As both Smith's and Spekman's comments indicate, corporate social responsibility is being defined differently and more broadly than it used to be. By academics like Smith and Spekman. And, more important, by companies themselves.

For example, Eaton Corp.'s Code of Ethics, in addition to proscribing unethical or illegal trade practices, affirms the company's commitment to respecting human rights, something it requires of suppliers as well, and affirms the company's commitment to a culturally diverse workforce through fair employment practices.

Another example: "Businesses now operate in an environment in which long-standing societal concerns -- in areas from diversity to equal opportunity, the environment and workforce policies -- have been raised to the same level of public expectation as accounting practices and financial performance," stated Samuel J. Palmisano, IBM Corp.'s chairman, president and CEO, a couple of years ago in his introduction to the company's first consolidated corporate social responsibility report.

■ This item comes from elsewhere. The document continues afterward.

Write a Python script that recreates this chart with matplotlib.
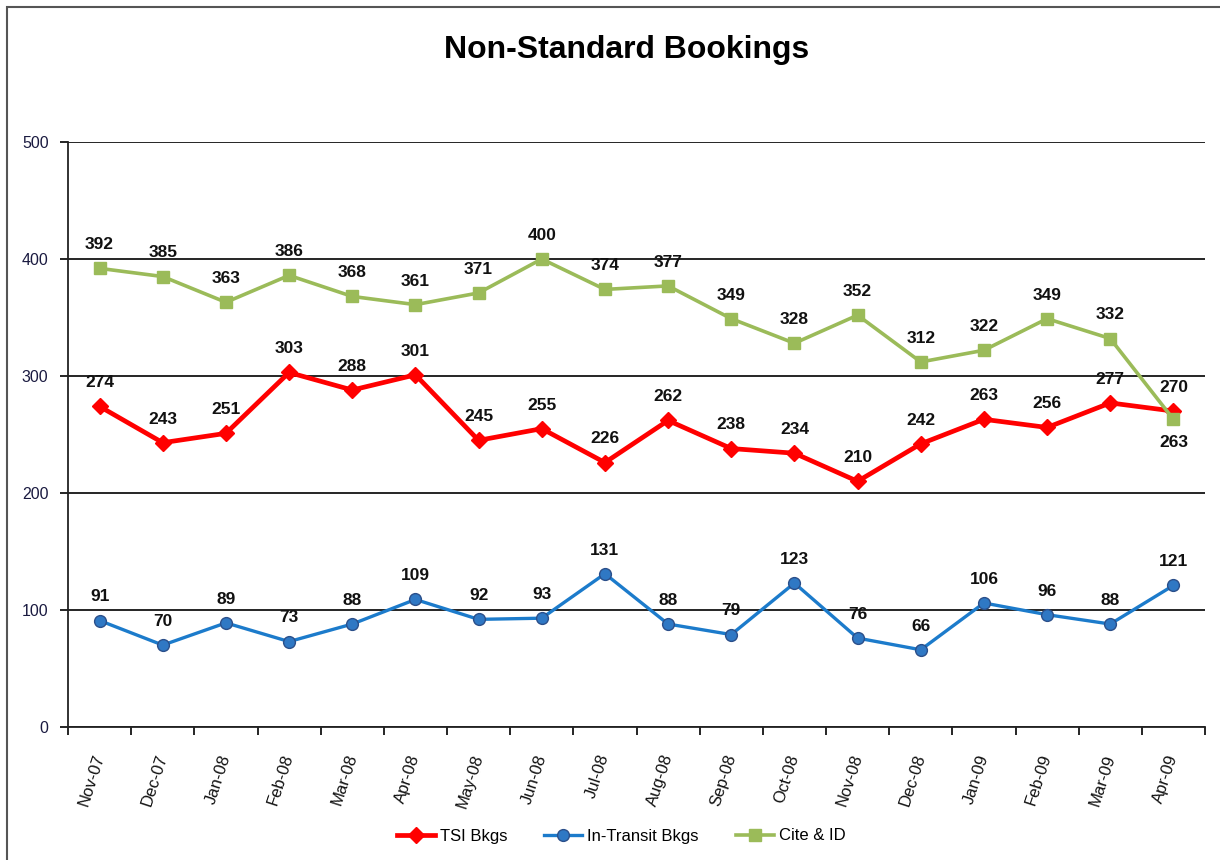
import matplotlib
matplotlib.use("Agg")
from matplotlib import pyplot as plt
from matplotlib.patches import Rectangle
import numpy as np

plt.rcParams['font.family'] = ['Liberation Sans', 'DejaVu Sans']

months = ["Nov-07", "Dec-07", "Jan-08", "Feb-08", "Mar-08", "Apr-08", "May-08",
          "Jun-08", "Jul-08", "Aug-08", "Sep-08", "Oct-08", "Nov-08", "Dec-08",
          "Jan-09", "Feb-09", "Mar-09", "Apr-09"]
tsi = [274, 243, 251, 303, 288, 301, 245, 255, 226, 262, 238, 234, 210, 242, 263, 256, 277, 270]
transit = [91, 70, 89, 73, 88, 109, 92, 93, 131, 88, 79, 123, 76, 66, 106, 96, 88, 121]
cite = [392, 385, 363, 386, 368, 361, 371, 400, 374, 377, 349, 328, 352, 312, 322, 349, 332, 263]

fig = plt.figure(figsize=(12.2, 8.6), dpi=100)
ax = fig.add_axes([68/1220, 1-727/860, (1205-68)/1220, (727-142)/860])

# outer chart frame (only top/left visible in the reference)
fig.patches.append(Rectangle((7/1220, -0.1), 1.2, 1.1 - 7/860, transform=fig.transFigure,
                             fill=False, edgecolor='#555555', linewidth=1.5))

x = np.arange(len(months))

ax.plot(x, tsi, color='#FF0000', lw=3.4, marker='D', ms=8, mfc='#FF0000', mec='#FF0000',
        label='TSI Bkgs', zorder=4)
ax.plot(x, transit, color='#1C7BCB', lw=2.4, marker='o', ms=8.5, mfc='#2F78C4', mec='#2B4F8A',
        mew=1, label='In-Transit Bkgs', zorder=4)
ax.plot(x, cite, color='#9BBB59', lw=2.6, marker='s', ms=9, mfc='#9BBB59', mec='#9BBB59',
        label='Cite & ID', zorder=5)

for series in (tsi, transit, cite):
    for i, v in enumerate(series):
        dy = 17
        if series is cite and i == len(series) - 1:
            dy = -17
        ax.annotate(str(v), (i, v), xytext=(0, dy), textcoords='offset points',
                    ha='center', va='center', fontsize=12.5, fontweight='bold', color='#111111',
                    zorder=6)

ax.set_xlim(-0.5, len(months) - 0.5)
ax.set_ylim(0, 500)
ax.set_yticks([0, 100, 200, 300, 400, 500])
ax.tick_params(axis='y', direction='out', length=6, width=1.2, labelsize=11.5,
               labelcolor='#1a1a40', pad=8)
ax.yaxis.grid(True, color='black', lw=1.2)
ax.set_axisbelow(True)

ax.set_xticks(x)
ax.set_xticklabels(months, rotation=72, ha='right', va='center', rotation_mode='anchor',
                   fontsize=12, color='#111111')
ax.set_xticks(np.arange(-0.5, len(months)), minor=True)
ax.tick_params(axis='x', which='major', length=0, pad=20)
ax.tick_params(axis='x', which='minor', direction='out', length=6, width=1.2)

for s in ('top', 'right'):
    ax.spines[s].set_visible(False)
for s in ('left', 'bottom'):
    ax.spines[s].set_color('#222222')
    ax.spines[s].set_linewidth(1.3)

fig.text(627/1220, 1-50/860, 'Non-Standard Bookings', ha='center', va='center',
         fontsize=23, fontweight='bold')

fig.legend(loc='center', bbox_to_anchor=(621/1220, 1-836/860), ncol=3, frameon=False,
           fontsize=12, handlelength=2.3, columnspacing=2.2, handletextpad=0.3)

fig.savefig('out.png', dpi=100, facecolor='white')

Another example: Energy company BP PLC states, "As a corporate citizen and a business that aims to deliver sustainable success, we believe BP must play a positive role in society: creating mutual benefit for others and ourselves." For BP, that includes human rights, arts and culture, and education.

But one of the best benchmarks for defining social responsibility in manufacturing is a remarkable one-page set of operating principles crafted 60 years ago by Robert Wood Johnson, then Johnson & Johnson's chairman of the board. Known as The Credo and still very much in use today, the document does speak of supporting good works and charities. But it speaks first of a responsibility to customers, including the necessity to "strive to reduce our costs in order to maintain reasonable prices." It speaks of a responsibility to employees, to respecting their dignity, recognizing their merit, assuring equal opportunity, compensating them fairly, providing them with a safe working environment and competent management whose actions are just and ethical, and helping them fulfill their family responsibilities. The Credo speaks of a responsibility to communities, to encouraging better health and education and to maintaining "in good order the property we are privileged to use, protecting the environment and natural resources."

The company's final responsibility is to its shareholders, who, The Credo states, "should realize a fair return."